Guidance1. The assumptions and comparisons referred to in Rule 7.3.6(d) and (f) should cover all significant components of the valuation, including consideration of persistency, mortality, expense levels, and investment returns.2. Where the business of the Insurer includes participating Long-Term Insurance Business, it will be necessary for the determination of surplus at Rule 7.3.6(h) for the decision on allocation of bonuses to be dealt separately from the surplus for the purposes of determining the capital adequacy of the Fund. For the former of these two purposes, the Insurer is identifying the pool, commonly known as surplus, that is available for allocation as bonuses (or equivalent) on participating policies. The allocation then reduces the surplus (by convention, this is treated as occurring at the reporting date). By contrast, for the latter of the two purposes, that portion of the remaining surplus that is expected to be allocated eventually to policyholders is also treated as a liability (in Rule 5.6.7), on the grounds that it is not available to absorb losses of the Insurer. For that purpose, declaration of bonuses merely represents a transfer from one recognised liability to another.3. Factors that the Actuary should consider for the purposes of Rule 7.3.6(p) may include risks that may vary between the jurisdictions in which business is carried on, as well as generic risks. The former category might include the risk of political unrest, and the latter operational risks such as fraud.4. The Regulator may specify additional information to be presented in the Actuary's report. Guidance to Rule 3.6.1 indicates that, where the Regulator permits an Insurer to carry on Direct Long-Term Insurance Business with features of a kind described in Rule 3.6.1(1), it may, as a condition of that permission, require additional information to be provided in the Actuary's report. This additional information could include, for example, detail on market-consistent valuations of guarantees or options, and the results of scenario testing.

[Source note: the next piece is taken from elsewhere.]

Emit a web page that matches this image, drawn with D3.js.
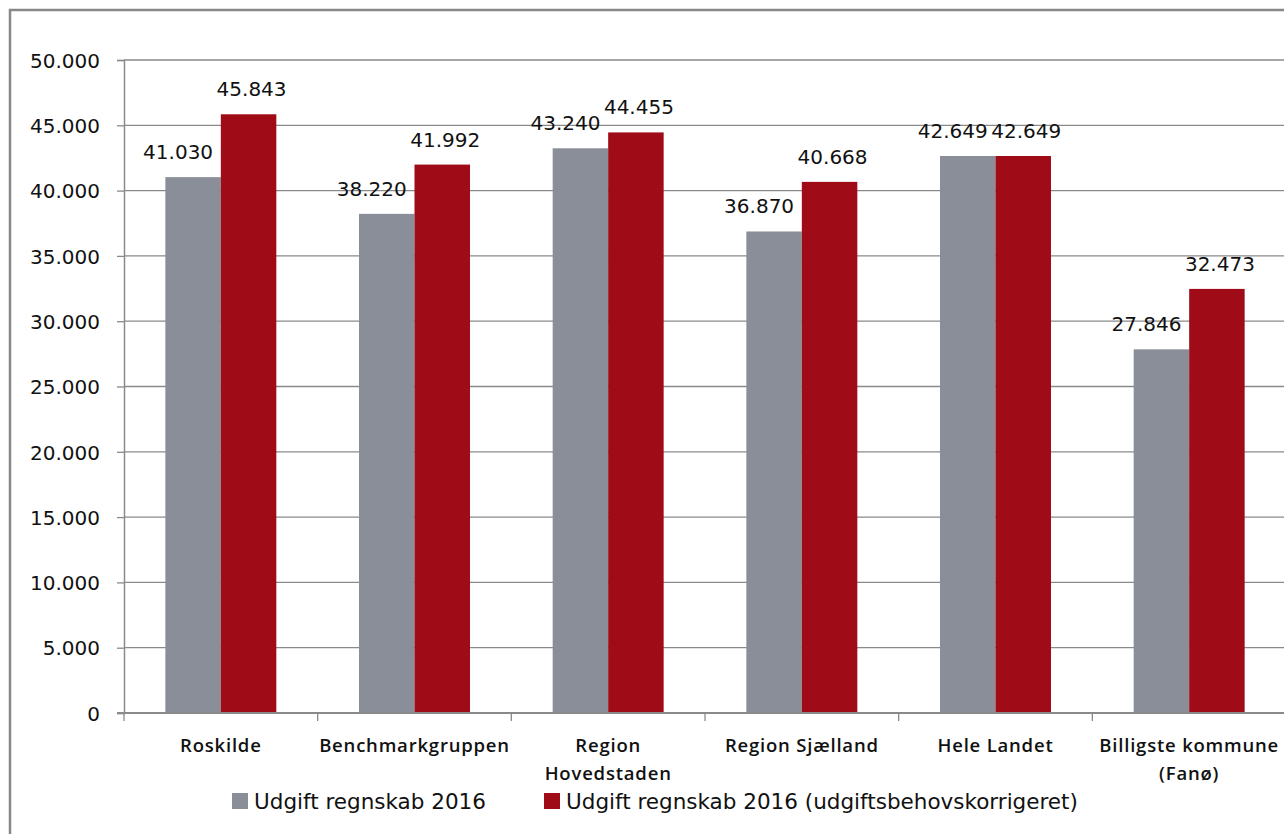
<!DOCTYPE html>
<html>
<head>
<meta charset="utf-8">
<script src="https://cdnjs.cloudflare.com/ajax/libs/d3/7.8.5/d3.min.js"></script>
<style>
  body { margin: 0; background: #fff; overflow: hidden; }
  svg { display: block; }
</style>
</head>
<body>
<svg id="chart" width="1284" height="834"></svg>
<script>
const categories = [
  ["Roskilde"],
  ["Benchmarkgruppen"],
  ["Region", "Hovedstaden"],
  ["Region Sjælland"],
  ["Hele Landet"],
  ["Billigste kommune", "(Fanø)"]
];
const seriesNames = ["Udgift regnskab 2016", "Udgift regnskab 2016 (udgiftsbehovskorrigeret)"];
const regnskab = [41030, 38220, 43240, 36870, 42649, 27846];
const korrigeret = [45843, 41992, 44455, 40668, 42649, 32473];
const yTicks = [0, 5000, 10000, 15000, 20000, 25000, 30000, 35000, 40000, 45000, 50000];
const colors = ["#8a8e98", "#a00b18"];

const locale = d3.formatLocale({ decimal: ",", thousands: ".", grouping: [3], currency: ["", " kr."] });
const fmt = locale.format(",d");

const svg = d3.select("#chart");
const gridColor = "#8a8a8a";

// outer chart frame (runs off the picture on the right and bottom)
svg.append("rect")
  .attr("x", 10).attr("y", 10)
  .attr("width", 1400).attr("height", 1000)
  .attr("fill", "none")
  .attr("stroke", "#888")
  .attr("stroke-width", 2.5);

const margin = { left: 124, right: -2, top: 60, bottom: 121 };
const width = 1284 - margin.left - margin.right;
const height = 834 - margin.top - margin.bottom;

const g = svg.append("g").attr("transform", `translate(${margin.left},${margin.top})`);

const keys = categories.map(c => c.join(" "));
const x0 = d3.scaleBand().domain(keys).range([0, width]).padding(0);
const x1 = d3.scaleBand().domain([0, 1]).range([0, x0.bandwidth()]).paddingInner(0).paddingOuter(0.745);
const y = d3.scaleLinear().domain([0, 50000]).range([height, 0]);

// gridlines
g.append("g")
  .selectAll("line")
  .data(yTicks.filter(d => d > 0))
  .join("line")
  .attr("x1", 0).attr("x2", width)
  .attr("y1", d => y(d)).attr("y2", d => y(d))
  .attr("stroke", gridColor)
  .attr("stroke-width", 1.3);

// bars
const rows = keys.map((k, i) => ({ key: k, values: [regnskab[i], korrigeret[i]] }));
const groups = g.append("g").selectAll("g").data(rows).join("g")
  .attr("transform", d => `translate(${x0(d.key)},0)`);

groups.selectAll("rect")
  .data(d => d.values.map((v, s) => ({ v, s })))
  .join("rect")
  .attr("x", d => x1(d.s))
  .attr("width", x1.bandwidth())
  .attr("y", d => y(d.v))
  .attr("height", d => y(0) - y(d.v))
  .attr("fill", d => colors[d.s]);

// value labels
groups.selectAll("text")
  .data(d => d.values.map((v, s) => ({ v, s })))
  .join("text")
  .attr("x", d => x1(d.s) + x1.bandwidth() / 2 + (d.s === 0 ? -15 : 3))
  .attr("y", d => y(d.v) - 18)
  .attr("text-anchor", "middle")
  .attr("font-family", "DejaVu Sans")
  .attr("font-size", "20px")
  .attr("fill", "#111")
  .text(d => fmt(d.v));

// y axis
const yAxis = g.append("g")
  .call(d3.axisLeft(y).tickValues(yTicks).tickSize(7).tickPadding(17).tickFormat(d => d === 0 ? "0" : fmt(d)));
yAxis.select(".domain").attr("stroke", gridColor).attr("stroke-width", 1.5);
yAxis.selectAll(".tick line").attr("stroke", gridColor).attr("stroke-width", 1.3);
yAxis.selectAll(".tick text")
  .attr("font-family", "DejaVu Sans")
  .attr("font-size", "20px")
  .attr("fill", "#111")
  .attr("dy", "0.36em");

// x axis
const xAxisG = g.append("g").attr("transform", `translate(0,${height})`);
xAxisG.append("line")
  .attr("x1", -7).attr("x2", width)
  .attr("stroke", gridColor).attr("stroke-width", 2);
xAxisG.selectAll("line.tick")
  .data(keys)
  .join("line")
  .attr("class", "tick")
  .attr("x1", d => x0(d)).attr("x2", d => x0(d))
  .attr("y1", 0).attr("y2", 8)
  .attr("stroke", gridColor).attr("stroke-width", 1.3);

const catLabels = xAxisG.selectAll("text.cat")
  .data(categories)
  .join("text")
  .attr("class", "cat")
  .attr("text-anchor", "middle")
  .attr("font-family", "Open Sans")
  .attr("font-weight", 600)
  .attr("font-size", "18.5px")
  .attr("letter-spacing", "0.8px")
  .attr("fill", "#111")
  .attr("transform", (d, i) => `translate(${x0(keys[i]) + x0.bandwidth() / 2},39)`);
catLabels.selectAll("tspan")
  .data(d => d)
  .join("tspan")
  .attr("x", 0)
  .attr("dy", (d, i) => i === 0 ? 0 : 28)
  .text(d => d);

// legend
const legendX = [232, 544];
const legend = svg.append("g").attr("transform", "translate(0,793)");
const items = legend.selectAll("g").data(seriesNames).join("g")
  .attr("transform", (d, i) => `translate(${legendX[i]},0)`);
items.append("rect")
  .attr("width", 16).attr("height", 16)
  .attr("fill", (d, i) => colors[i]);
items.append("text")
  .attr("x", 22).attr("y", 16)
  .attr("font-family", "DejaVu Sans")
  .attr("font-size", "21.5px")
  .attr("fill", "#111")
  .text(d => d);
</script>
</body>
</html>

Subject to Rule 7.3.8, where an Insurer carries on Direct Long-Term Insurance Business, the report referred to in Rule 7.3.5 must include the information set out in Rule 7.3.6 in respect of such business segregated by the jurisdiction in which it is carried on.
Where business in a jurisdiction is of limited significance, disclosures may, at the discretion of the Actuary, be aggregated for those jurisdictions.